The company, which was founded in 2021 by two former members of the Israeli Defense Force’s Unit 8200 (a common story in the Israeli startup ecosystem), is tackling an area of cybersecurity that doesn’t always get the most attention (and funding). Yet, virtually every company struggles with how to safely give its employees access to the tools they need to do their jobs — all while ensuring that nobody else (including ex-employees with forgotten accounts) has access to these resources.
“We were drawn towards permissions management early on because of how important it was. We felt it was kind of the boring part of cybersecurity that nobody wanted anything to do with. And we saw this from the other side of things — from what we were compromising companies for and what companies were falling for. It wasn’t next-gen AI stuff. It was some IT admin who had way too much access, or some customer success guy who still had access to a customer’s environment,” Entitle CEO and co-founder Ron Nissim told me.
Nissim noted that the team learned a lot from talking to DevOps teams. Security teams may be in charge of managing the actual permissions management, but it’s the DevOps teams that know who needs to be able to access which resources. Nissim argued that for on-prem resources, this has long been considered a solved issue, but with the rise of the cloud, the legacy tools haven’t kept up, and even today, managing cloud resources still involves a lot of manual busywork — which Entitle obviously promises to automate.

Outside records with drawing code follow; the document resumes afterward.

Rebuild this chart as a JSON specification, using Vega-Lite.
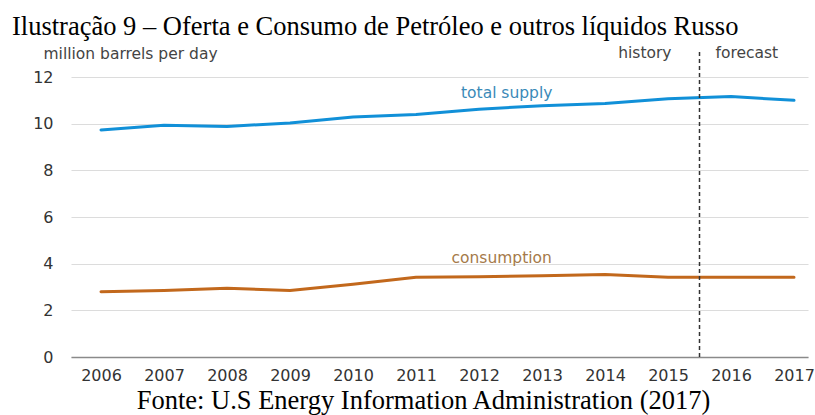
{
  "$schema": "https://vega.github.io/schema/vega-lite/v6.json",
  "width": 737,
  "height": 280,
  "autosize": "none",
  "padding": {"left": 71, "top": 77, "right": 7, "bottom": 58},
  "background": "white",
  "title": {
    "text": "Ilustração 9 – Oferta e Consumo de Petróleo e outros líquidos Russo",
    "anchor": "start",
    "frame": "group",
    "dx": -59,
    "offset": 5,
    "font": "Liberation Serif",
    "fontSize": 26.5,
    "fontWeight": "normal",
    "color": "#000000"
  },
  "config": {
    "view": {"stroke": null},
    "axis": {"labelFont": "DejaVu Sans", "titleFont": "DejaVu Sans"}
  },
  "datasets": {
    "series": [
      {"year": 2006, "value": 9.73, "series": "total supply"},
      {"year": 2007, "value": 9.93, "series": "total supply"},
      {"year": 2008, "value": 9.88, "series": "total supply"},
      {"year": 2009, "value": 10.03, "series": "total supply"},
      {"year": 2010, "value": 10.29, "series": "total supply"},
      {"year": 2011, "value": 10.39, "series": "total supply"},
      {"year": 2012, "value": 10.62, "series": "total supply"},
      {"year": 2013, "value": 10.77, "series": "total supply"},
      {"year": 2014, "value": 10.86, "series": "total supply"},
      {"year": 2015, "value": 11.07, "series": "total supply"},
      {"year": 2016, "value": 11.16, "series": "total supply"},
      {"year": 2017, "value": 11.0, "series": "total supply"},
      {"year": 2006, "value": 2.8, "series": "consumption"},
      {"year": 2007, "value": 2.85, "series": "consumption"},
      {"year": 2008, "value": 2.95, "series": "consumption"},
      {"year": 2009, "value": 2.85, "series": "consumption"},
      {"year": 2010, "value": 3.12, "series": "consumption"},
      {"year": 2011, "value": 3.42, "series": "consumption"},
      {"year": 2012, "value": 3.44, "series": "consumption"},
      {"year": 2013, "value": 3.48, "series": "consumption"},
      {"year": 2014, "value": 3.54, "series": "consumption"},
      {"year": 2015, "value": 3.42, "series": "consumption"},
      {"year": 2016, "value": 3.42, "series": "consumption"},
      {"year": 2017, "value": 3.42, "series": "consumption"}
    ]
  },
  "layer": [
    {
      "data": {"name": "series"},
      "mark": {"type": "line", "strokeWidth": 3, "strokeCap": "round", "strokeJoin": "round"},
      "encoding": {
        "x": {
          "field": "year", "type": "quantitative",
          "scale": {"domain": [2005.524, 2017.222], "nice": false, "zero": false},
          "axis": {
            "values": [2006, 2007, 2008, 2009, 2010, 2011, 2012, 2013, 2014, 2015, 2016, 2017],
            "format": "d",
            "grid": false,
            "ticks": false,
            "domain": true,
            "domainColor": "#8a8a8a",
            "domainWidth": 1.5,
            "labelFontSize": 16,
            "labelColor": "#333333",
            "labelPadding": 10,
            "title": "Fonte: U.S Energy Information Administration (2017)",
            "titleFont": "Liberation Serif",
            "titleFontSize": 26.5,
            "titleFontWeight": "normal",
            "titleColor": "#000000",
            "titleAnchor": "start",
            "titleAlign": "center",
            "titleBaseline": "alphabetic",
            "titleX": 352,
            "titleY": 51
          }
        },
        "y": {
          "field": "value", "type": "quantitative",
          "scale": {"domain": [0, 12], "nice": false},
          "axis": {
            "values": [0, 2, 4, 6, 8, 10, 12],
            "grid": true,
            "gridColor": "#dcdcdc",
            "gridWidth": 1.2,
            "ticks": false,
            "domain": false,
            "labelFontSize": 16,
            "labelColor": "#333333",
            "labelPadding": 18,
            "title": "million barrels per day",
            "titleAngle": 0,
            "titleAlign": "left",
            "titleAnchor": "start",
            "titleBaseline": "alphabetic",
            "titleFontSize": 15.5,
            "titleFontWeight": "normal",
            "titleColor": "#444444",
            "titleX": -28,
            "titleY": -19
          }
        },
        "color": {
          "field": "series", "type": "nominal",
          "scale": {"domain": ["total supply", "consumption"], "range": ["#1190d8", "#c2681c"]},
          "legend": null
        }
      }
    },
    {
      "data": {"values": [{"year": 2015.5, "low": 0, "high": 13.1}]},
      "mark": {"type": "rule", "strokeDash": [4, 3], "strokeWidth": 1.5, "color": "#333333"},
      "encoding": {
        "x": {"field": "year", "type": "quantitative"},
        "y": {"field": "low", "type": "quantitative"},
        "y2": {"field": "high"}
      }
    },
    {
      "data": {"values": [{"year": 2015.5, "value": 13.03, "label": "history"}]},
      "mark": {"type": "text", "align": "right", "baseline": "middle", "dx": -28, "font": "DejaVu Sans", "fontSize": 15.5, "color": "#444444"},
      "encoding": {
        "x": {"field": "year", "type": "quantitative"},
        "y": {"field": "value", "type": "quantitative"},
        "text": {"field": "label"}
      }
    },
    {
      "data": {"values": [{"year": 2015.5, "value": 13.03, "label": "forecast"}]},
      "mark": {"type": "text", "align": "left", "baseline": "middle", "dx": 16, "font": "DejaVu Sans", "fontSize": 15.5, "color": "#444444"},
      "encoding": {
        "x": {"field": "year", "type": "quantitative"},
        "y": {"field": "value", "type": "quantitative"},
        "text": {"field": "label"}
      }
    },
    {
      "data": {"values": [
        {"year": 2012.44, "value": 11.31, "label": "total supply", "series": "total supply"},
        {"year": 2012.36, "value": 4.24, "label": "consumption", "series": "consumption"}
      ]},
      "mark": {"type": "text", "align": "center", "baseline": "middle", "font": "DejaVu Sans", "fontSize": 15.5},
      "encoding": {
        "x": {"field": "year", "type": "quantitative"},
        "y": {"field": "value", "type": "quantitative"},
        "text": {"field": "label"},
        "color": {
          "field": "series", "type": "nominal",
          "scale": {"domain": ["total supply", "consumption"], "range": ["#3a8ab8", "#a57a4a"]},
          "legend": null
        }
      }
    }
  ],
  "resolve": {"scale": {"color": "independent"}}
}
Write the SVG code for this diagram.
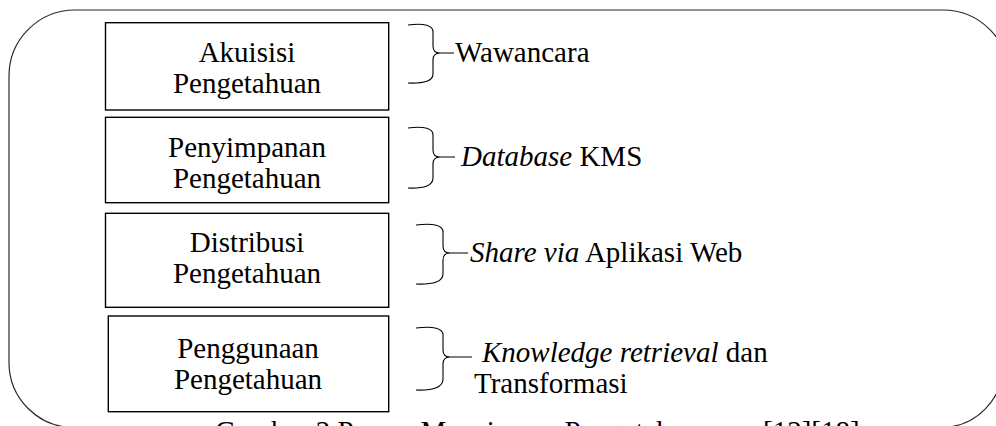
<svg xmlns="http://www.w3.org/2000/svg" width="996" height="426" viewBox="0 0 996 426">
  <style>
    text { font-family: "Liberation Serif", "Times New Roman", serif; font-size: 29px; fill: #000; }
    .c { text-anchor: middle; }
    .i { font-style: italic; }
    .box { fill: #fff; stroke: #000; stroke-width: 1.4; }
    .brace { fill: none; stroke: #000; stroke-width: 1.1; }
    .frame { fill: none; stroke: #2a2a2a; stroke-width: 1.2; }
  </style>

  <!-- rounded outer frame (runs past the right and bottom edges) -->
  <path class="frame" d="M 9 362 L 9 76 A 66 66 0 0 1 75 10 L 943 10 A 66 66 0 0 1 1009 76 L 1003 364 A 62 62 0 0 1 941 427.5 L 74 427.5 A 65 65 0 0 1 9 362 Z"/>

  <!-- process boxes -->
  <g id="akuisisi">
    <rect class="box" x="105.5" y="22.7" width="283.2" height="87.3"/>
    <text class="c" x="247" y="61.7">Akuisisi</text>
    <text class="c" x="247" y="92.7">Pengetahuan</text>
  </g>
  <g id="penyimpanan">
    <rect class="box" x="105.5" y="117.3" width="283.2" height="85.4"/>
    <text class="c" x="247" y="156.5">Penyimpanan</text>
    <text class="c" x="247" y="187.5">Pengetahuan</text>
  </g>
  <g id="distribusi">
    <rect class="box" x="105.5" y="213.3" width="283.2" height="94"/>
    <text class="c" x="247" y="251.5">Distribusi</text>
    <text class="c" x="247" y="282.5">Pengetahuan</text>
  </g>
  <g id="penggunaan">
    <rect class="box" x="108.3" y="316" width="280.4" height="95.7"/>
    <text class="c" x="248" y="357.5">Penggunaan</text>
    <text class="c" x="248" y="388.5">Pengetahuan</text>
  </g>

  <!-- braces linking each step to its method -->
  <g id="connectors">
    <path class="brace" d="M 408 25 Q 433 22 433 32 L 433 46 Q 433 53 440 53 L 454 53 M 440 53 Q 433 53 433 60 L 433 74 Q 433 84 408 83"/>
    <path class="brace" d="M 408 128 Q 433 125 433 135 L 433 150 Q 433 157 440 157 L 455 157 M 440 157 Q 433 157 433 164 L 433 178 Q 433 189 408 188"/>
    <path class="brace" d="M 416 225 Q 443 222 443 232 L 443 246 Q 443 253 450 253 L 468 253 M 450 253 Q 443 253 443 260 L 443 274 Q 443 285 416 284"/>
    <path class="brace" d="M 416 328 Q 443 325 443 335 L 443 350 Q 443 357 450 357 L 472 357 M 450 357 Q 443 357 443 364 L 443 379 Q 443 391 416 390"/>
  </g>

  <g id="metode">
    <text x="455" y="62">Wawancara</text>
    <text x="461" y="166"><tspan class="i">Database</tspan> KMS</text>
    <text x="470" y="262"><tspan class="i">Share via</tspan> Aplikasi Web</text>
    <text x="482" y="362"><tspan class="i">Knowledge retrieval</tspan> dan</text>
    <text x="474" y="393">Transformasi</text>
  </g>

  <!-- figure caption, mostly below the visible area -->
  <text x="215" y="441">Gambar 2 Proses Manajemen Pengetahuan <tspan x="763">[12][18]</tspan></text>
</svg>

In a recent report, Microsoft noted that 95% of permissions are actually unused, and while most businesses want to move toward a Zero Trust model and implement the principle of least privilege, that’s very hard to do manually (Microsoft also offers a multi-cloud permission management service called Entra, which competes with Entitle).
Given this, it’s maybe no surprise that one of the main use cases here is just-in-time access to sensitive resources. In part, that’s because the companies that adopt a tool like Entitle want to protect their most sensitive resources and that’s often where just-in-time access is a good place to start, according to Nissim. And while this is what often sells Entitle to new customers today, the company started out with a focus on access request resolution — that is, automatically providing users with access to a given resource when they request it (or, obviously, denying those requests). But what the team realized was that being able to provide access also meant it became easier to revoke it without slowing down developers and IT teams, which in turn improved their security posture.
It’s worth noting that Entitle does integrate with existing enterprise solutions and gives its users a single dashboard to manage both these existing on-prem solutions on cloud resources — and Entitle, too, covers a limited number of on-prem use cases.
The company’s customers include the likes of Lemonade, At-bay, K-Health, Bilt and Hippo.
“We invested in Entitle because its approach to solving the thorny, long-standing challenges of automatic provisioning stood out from the pack. Its platform is comprehensive, technically elegant, and the market is in real need for this type of solution,” said Arik Kleinstein, co-founder and managing partner at Glilot Capital Partners. “We look forward to supporting the company as it executes on its vision to deliver frictionless permissions management.”